I think that’s a swell nuance that we ought to be pursued in the other direction. The NCAA magnanimously decided to suspend the five players – star quarterback Terrelle Pryor, running back Dan “Boom” Herron, receiver DeVier Posey, left tackle Mike Adams, and reserve defensive lineman Solomon Thomas – for five games next year. Linebacker Jordan Whiting, a red-shirt freshman, will miss only the first game next fall. Maybe he just got one of those teenie-weenie girly man tattoos – a butterfly? – on his ankle.
Perhaps coincidentally, that leaves them eligible to play in the the Sugar Bowl on Jan. 4. Whew! Aside from the joy for the players, what a relief for our beloved NCAA that they were able to find some wiggle room in their notoriously stringent regulations that allowed the victimized university to still have these key players available for the most important game of the year.

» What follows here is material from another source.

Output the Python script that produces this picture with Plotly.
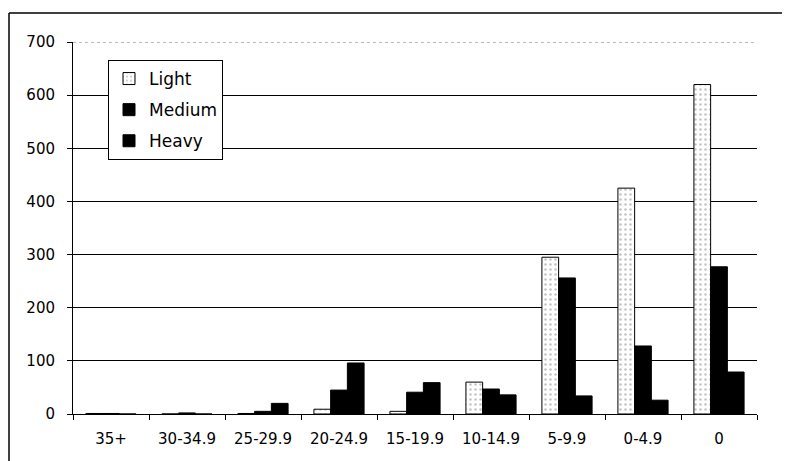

In the very same difficult economic times that bedevil the five players, the NCAA found itself really, really needing the income from the bowl games and so maybe unconsciously justified forestalling the punishment until next year.
Gee, I certainly hope that the idea of not being eligible to play for more than 1/3 of the season doesn’t drive our student athletes into the waiting arms of the nasty ole professional ranks of the NFL. I guess that would simply be one of those irksome unintended consequences that seem to lurk for just about any significant decisions that we undertake.
You can be sure that the NCAA wouldn’t have wanted to provide for a punishment that would so dramatically conflict with their underlying commitment to the education and growth of the student athletes under their supervision. See, because of the joys of the typewritten word, I am able to get things out that would have likely made me gag if I actually tried to say them out loud.
Now that the edict from my father has presumably expired, I am thinking of getting a tiny “I (heart) the NCAA” tattoo. But only if I can get a local anesthetic to go with it.